▶ _Prompt_: Please repeat, exactly and with nothing added, the lines running from the line that contains "Clone this chart in Bokeh." to the line that contains "from bokeh.resources import INLINE", both lines included.

▶ _Data rows_:
+ + + +

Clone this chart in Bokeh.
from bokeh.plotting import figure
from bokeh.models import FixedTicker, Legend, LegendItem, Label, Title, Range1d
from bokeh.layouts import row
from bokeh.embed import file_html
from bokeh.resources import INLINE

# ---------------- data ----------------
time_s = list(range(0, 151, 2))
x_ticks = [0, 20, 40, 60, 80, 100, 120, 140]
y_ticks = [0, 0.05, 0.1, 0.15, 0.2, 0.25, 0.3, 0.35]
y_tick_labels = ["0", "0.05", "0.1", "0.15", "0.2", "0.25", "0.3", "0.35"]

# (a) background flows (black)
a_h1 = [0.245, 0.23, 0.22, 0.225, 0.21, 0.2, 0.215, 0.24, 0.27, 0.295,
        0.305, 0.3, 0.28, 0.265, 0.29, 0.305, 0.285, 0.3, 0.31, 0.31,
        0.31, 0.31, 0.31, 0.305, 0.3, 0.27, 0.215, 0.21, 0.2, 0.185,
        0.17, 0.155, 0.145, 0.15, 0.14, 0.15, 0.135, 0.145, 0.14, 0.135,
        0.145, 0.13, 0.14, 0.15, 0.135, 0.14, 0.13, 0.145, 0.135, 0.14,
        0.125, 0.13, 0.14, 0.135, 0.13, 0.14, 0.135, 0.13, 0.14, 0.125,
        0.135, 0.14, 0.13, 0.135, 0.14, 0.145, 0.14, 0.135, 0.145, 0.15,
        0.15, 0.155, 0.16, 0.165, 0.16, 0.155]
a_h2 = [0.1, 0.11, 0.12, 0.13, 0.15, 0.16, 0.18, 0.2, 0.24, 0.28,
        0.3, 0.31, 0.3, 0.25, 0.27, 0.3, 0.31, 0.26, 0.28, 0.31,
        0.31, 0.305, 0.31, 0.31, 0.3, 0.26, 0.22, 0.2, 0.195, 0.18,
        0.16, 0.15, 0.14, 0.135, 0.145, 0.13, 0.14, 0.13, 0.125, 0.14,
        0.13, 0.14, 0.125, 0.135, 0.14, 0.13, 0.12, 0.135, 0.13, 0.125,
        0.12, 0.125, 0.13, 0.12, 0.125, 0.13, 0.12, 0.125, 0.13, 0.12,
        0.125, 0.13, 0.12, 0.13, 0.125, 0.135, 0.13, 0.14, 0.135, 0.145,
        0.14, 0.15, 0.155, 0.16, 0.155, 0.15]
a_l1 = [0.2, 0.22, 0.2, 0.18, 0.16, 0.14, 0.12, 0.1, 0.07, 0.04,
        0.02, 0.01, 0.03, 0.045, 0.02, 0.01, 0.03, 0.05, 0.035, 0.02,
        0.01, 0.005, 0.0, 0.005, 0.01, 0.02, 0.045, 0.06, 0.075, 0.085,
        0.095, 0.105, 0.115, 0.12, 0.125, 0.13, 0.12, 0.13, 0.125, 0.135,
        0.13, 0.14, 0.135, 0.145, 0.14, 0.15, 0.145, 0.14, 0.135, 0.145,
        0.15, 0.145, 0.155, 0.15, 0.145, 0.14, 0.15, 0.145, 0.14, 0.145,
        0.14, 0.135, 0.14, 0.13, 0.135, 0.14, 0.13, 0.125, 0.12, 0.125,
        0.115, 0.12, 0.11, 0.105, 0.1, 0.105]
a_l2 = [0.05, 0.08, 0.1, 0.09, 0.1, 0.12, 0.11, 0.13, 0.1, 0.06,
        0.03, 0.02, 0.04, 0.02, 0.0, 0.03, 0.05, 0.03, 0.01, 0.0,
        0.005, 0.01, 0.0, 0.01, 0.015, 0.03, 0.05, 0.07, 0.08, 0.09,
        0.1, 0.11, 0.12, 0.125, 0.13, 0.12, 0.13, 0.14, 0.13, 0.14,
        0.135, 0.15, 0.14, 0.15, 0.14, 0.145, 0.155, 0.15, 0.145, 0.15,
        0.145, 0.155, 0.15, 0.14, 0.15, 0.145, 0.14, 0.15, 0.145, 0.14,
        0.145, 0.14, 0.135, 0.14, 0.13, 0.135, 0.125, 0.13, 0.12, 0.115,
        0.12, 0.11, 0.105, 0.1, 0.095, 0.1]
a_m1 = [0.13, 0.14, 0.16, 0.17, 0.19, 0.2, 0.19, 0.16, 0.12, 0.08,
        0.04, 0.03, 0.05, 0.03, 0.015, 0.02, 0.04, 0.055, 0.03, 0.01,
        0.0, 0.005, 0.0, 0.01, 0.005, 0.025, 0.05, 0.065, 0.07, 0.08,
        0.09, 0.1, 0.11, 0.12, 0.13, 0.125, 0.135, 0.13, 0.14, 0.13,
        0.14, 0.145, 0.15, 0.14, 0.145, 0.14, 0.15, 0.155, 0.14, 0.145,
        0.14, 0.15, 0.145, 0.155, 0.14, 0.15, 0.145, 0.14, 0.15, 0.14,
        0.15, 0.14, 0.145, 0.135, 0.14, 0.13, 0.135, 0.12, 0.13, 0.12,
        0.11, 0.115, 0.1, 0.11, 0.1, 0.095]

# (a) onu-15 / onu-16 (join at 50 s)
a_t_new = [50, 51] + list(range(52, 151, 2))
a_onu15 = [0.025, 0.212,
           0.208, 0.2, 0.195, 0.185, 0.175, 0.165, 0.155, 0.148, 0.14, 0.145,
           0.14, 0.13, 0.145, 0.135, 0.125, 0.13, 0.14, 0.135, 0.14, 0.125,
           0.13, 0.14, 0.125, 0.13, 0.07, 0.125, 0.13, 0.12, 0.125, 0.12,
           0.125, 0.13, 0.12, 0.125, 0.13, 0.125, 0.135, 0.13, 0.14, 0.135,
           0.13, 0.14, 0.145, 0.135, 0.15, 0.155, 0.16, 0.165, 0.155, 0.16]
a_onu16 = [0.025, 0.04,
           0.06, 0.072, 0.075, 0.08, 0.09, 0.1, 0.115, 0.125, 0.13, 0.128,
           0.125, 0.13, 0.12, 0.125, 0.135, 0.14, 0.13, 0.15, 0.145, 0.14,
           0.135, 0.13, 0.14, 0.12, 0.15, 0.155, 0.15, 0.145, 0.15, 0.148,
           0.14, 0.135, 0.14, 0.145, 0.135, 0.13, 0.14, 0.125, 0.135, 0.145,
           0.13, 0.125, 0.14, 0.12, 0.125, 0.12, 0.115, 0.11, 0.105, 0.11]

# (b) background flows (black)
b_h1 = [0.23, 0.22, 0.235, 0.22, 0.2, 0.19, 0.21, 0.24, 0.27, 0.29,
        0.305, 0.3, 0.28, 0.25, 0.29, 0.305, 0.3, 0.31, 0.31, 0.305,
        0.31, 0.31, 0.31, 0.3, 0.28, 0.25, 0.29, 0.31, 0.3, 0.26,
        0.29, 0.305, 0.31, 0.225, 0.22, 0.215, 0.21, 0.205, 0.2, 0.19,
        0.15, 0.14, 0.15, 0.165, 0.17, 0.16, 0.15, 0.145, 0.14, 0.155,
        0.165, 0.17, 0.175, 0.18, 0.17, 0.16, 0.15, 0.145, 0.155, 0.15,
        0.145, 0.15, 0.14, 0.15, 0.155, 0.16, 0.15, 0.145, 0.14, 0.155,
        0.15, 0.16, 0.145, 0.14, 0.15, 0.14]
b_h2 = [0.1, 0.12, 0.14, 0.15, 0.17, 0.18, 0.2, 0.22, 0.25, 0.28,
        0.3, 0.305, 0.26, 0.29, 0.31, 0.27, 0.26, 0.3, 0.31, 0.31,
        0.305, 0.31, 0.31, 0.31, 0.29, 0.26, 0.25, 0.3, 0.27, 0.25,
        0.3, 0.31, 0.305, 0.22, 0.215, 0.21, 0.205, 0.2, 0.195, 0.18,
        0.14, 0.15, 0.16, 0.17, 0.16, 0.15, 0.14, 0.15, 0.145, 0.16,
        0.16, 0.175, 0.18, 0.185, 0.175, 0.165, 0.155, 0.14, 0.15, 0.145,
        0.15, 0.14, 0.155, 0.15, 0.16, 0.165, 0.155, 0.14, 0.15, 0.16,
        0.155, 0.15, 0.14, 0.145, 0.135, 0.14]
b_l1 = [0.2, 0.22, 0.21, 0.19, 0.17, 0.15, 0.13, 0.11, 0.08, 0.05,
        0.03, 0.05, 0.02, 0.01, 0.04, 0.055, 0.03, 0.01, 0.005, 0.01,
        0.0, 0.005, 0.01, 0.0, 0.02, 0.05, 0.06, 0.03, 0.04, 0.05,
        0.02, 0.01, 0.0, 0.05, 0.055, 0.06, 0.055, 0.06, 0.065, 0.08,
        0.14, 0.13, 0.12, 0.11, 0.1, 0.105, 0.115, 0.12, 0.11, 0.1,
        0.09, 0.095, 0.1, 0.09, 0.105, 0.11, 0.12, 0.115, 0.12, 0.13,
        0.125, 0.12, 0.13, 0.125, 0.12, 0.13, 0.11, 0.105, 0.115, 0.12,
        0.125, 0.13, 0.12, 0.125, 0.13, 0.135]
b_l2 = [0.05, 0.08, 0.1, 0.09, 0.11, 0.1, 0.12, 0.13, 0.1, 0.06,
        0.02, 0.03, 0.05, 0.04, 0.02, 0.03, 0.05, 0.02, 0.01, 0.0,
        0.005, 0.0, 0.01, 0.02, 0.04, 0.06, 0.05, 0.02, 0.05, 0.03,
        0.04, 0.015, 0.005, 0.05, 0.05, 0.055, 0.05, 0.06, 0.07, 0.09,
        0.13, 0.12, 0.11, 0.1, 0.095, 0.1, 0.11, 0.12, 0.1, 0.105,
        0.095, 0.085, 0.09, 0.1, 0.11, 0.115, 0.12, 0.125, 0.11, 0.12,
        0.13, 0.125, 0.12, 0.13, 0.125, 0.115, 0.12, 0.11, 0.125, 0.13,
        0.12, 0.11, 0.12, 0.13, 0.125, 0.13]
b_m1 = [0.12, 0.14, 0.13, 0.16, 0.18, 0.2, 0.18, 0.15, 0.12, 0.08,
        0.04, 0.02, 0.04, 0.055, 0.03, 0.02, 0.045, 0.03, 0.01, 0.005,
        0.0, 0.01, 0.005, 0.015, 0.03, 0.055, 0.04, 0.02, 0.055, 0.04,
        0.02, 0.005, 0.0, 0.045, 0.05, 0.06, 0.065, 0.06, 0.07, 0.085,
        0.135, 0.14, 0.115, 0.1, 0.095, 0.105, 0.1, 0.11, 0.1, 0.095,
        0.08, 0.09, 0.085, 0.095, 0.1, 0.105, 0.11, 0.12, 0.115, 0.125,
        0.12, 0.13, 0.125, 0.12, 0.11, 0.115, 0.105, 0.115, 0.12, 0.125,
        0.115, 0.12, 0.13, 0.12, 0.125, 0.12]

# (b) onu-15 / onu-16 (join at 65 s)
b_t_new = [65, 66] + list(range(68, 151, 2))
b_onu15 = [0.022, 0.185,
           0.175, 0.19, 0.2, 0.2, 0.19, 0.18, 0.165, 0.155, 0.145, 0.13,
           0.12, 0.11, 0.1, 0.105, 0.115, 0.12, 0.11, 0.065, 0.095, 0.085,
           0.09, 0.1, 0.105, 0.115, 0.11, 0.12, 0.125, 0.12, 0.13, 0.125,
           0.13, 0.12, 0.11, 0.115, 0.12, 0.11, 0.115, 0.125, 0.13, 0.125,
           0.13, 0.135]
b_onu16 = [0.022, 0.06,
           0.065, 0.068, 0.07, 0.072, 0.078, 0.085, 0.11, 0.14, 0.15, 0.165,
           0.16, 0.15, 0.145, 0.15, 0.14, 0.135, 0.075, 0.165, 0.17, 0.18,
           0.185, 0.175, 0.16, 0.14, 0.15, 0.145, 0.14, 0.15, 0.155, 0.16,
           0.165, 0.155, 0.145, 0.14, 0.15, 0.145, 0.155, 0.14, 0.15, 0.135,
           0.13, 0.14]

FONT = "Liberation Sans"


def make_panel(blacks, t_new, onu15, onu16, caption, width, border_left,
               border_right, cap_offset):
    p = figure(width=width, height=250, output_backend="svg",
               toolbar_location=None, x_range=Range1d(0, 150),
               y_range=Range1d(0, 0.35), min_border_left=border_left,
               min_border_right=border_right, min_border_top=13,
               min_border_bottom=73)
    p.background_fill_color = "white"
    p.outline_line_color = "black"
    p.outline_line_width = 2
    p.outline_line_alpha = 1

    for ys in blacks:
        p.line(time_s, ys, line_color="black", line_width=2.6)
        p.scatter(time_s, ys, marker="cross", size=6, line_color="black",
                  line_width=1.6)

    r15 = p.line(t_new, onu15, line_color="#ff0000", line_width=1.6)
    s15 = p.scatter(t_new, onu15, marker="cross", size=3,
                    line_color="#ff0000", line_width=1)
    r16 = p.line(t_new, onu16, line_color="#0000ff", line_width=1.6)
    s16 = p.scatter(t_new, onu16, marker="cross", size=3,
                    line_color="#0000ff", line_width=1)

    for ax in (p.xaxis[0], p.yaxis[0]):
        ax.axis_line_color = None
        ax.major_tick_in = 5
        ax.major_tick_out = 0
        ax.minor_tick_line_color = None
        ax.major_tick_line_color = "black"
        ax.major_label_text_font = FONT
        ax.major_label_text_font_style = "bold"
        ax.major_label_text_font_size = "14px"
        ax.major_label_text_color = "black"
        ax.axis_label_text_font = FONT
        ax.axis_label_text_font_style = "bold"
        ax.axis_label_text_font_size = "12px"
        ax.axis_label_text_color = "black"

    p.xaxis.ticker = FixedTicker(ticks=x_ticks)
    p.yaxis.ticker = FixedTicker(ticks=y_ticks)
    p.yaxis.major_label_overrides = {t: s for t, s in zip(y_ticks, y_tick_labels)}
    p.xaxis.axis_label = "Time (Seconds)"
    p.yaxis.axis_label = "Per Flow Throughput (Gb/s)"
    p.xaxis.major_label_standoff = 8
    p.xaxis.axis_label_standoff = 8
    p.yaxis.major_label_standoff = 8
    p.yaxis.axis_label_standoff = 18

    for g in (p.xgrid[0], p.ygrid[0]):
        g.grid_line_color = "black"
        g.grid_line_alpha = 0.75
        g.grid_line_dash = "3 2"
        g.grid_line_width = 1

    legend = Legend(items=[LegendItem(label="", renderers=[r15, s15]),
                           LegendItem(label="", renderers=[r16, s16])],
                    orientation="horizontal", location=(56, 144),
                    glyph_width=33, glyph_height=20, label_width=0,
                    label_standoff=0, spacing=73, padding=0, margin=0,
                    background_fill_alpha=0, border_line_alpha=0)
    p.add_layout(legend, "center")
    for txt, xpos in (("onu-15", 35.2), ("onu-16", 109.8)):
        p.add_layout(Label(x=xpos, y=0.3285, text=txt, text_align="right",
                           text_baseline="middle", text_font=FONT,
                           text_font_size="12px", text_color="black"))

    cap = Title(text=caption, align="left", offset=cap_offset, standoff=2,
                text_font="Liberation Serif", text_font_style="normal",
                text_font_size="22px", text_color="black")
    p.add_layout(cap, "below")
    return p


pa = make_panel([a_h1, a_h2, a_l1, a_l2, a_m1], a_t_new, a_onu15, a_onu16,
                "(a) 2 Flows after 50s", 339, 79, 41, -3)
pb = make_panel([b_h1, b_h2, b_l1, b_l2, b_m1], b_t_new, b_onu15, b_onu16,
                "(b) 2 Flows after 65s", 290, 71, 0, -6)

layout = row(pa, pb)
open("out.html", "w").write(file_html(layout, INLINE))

+ + + +

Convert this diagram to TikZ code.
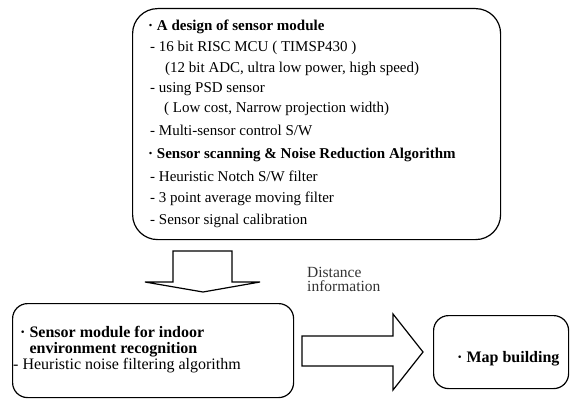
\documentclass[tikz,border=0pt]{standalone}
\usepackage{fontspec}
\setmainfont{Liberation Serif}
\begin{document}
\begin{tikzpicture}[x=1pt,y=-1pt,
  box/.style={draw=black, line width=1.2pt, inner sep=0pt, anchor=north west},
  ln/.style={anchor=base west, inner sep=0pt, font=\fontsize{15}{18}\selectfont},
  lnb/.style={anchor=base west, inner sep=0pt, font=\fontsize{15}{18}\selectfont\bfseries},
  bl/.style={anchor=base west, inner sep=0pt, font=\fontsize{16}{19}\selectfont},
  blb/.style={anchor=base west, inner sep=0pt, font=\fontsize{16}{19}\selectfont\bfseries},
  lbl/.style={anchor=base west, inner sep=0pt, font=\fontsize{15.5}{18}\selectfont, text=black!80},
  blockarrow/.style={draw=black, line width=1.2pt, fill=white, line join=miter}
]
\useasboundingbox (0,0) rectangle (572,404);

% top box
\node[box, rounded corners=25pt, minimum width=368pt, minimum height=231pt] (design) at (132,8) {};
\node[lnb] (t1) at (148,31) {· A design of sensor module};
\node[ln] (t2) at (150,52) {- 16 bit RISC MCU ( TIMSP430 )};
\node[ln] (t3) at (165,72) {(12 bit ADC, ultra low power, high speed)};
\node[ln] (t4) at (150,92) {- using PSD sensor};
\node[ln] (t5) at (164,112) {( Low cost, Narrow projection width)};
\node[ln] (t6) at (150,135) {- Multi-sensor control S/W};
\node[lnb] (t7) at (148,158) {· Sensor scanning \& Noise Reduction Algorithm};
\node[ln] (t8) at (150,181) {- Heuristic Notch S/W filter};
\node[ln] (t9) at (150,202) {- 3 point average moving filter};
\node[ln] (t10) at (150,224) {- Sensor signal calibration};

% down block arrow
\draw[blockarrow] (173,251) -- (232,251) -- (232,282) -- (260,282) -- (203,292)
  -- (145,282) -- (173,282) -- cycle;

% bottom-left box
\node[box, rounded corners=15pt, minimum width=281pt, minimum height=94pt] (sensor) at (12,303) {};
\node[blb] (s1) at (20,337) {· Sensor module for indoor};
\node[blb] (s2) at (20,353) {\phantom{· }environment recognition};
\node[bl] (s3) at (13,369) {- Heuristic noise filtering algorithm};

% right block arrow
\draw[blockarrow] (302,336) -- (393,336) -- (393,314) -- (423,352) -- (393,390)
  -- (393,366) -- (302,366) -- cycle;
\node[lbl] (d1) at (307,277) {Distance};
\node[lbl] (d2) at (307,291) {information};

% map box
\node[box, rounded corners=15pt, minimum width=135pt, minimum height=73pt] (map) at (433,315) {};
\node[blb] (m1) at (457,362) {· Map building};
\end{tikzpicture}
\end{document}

+ + + +

▶ _Response to this exercise_:
Clone this chart in Bokeh.
from bokeh.plotting import figure
from bokeh.models import FixedTicker, Legend, LegendItem, Label, Title, Range1d
from bokeh.layouts import row
from bokeh.embed import file_html
from bokeh.resources import INLINE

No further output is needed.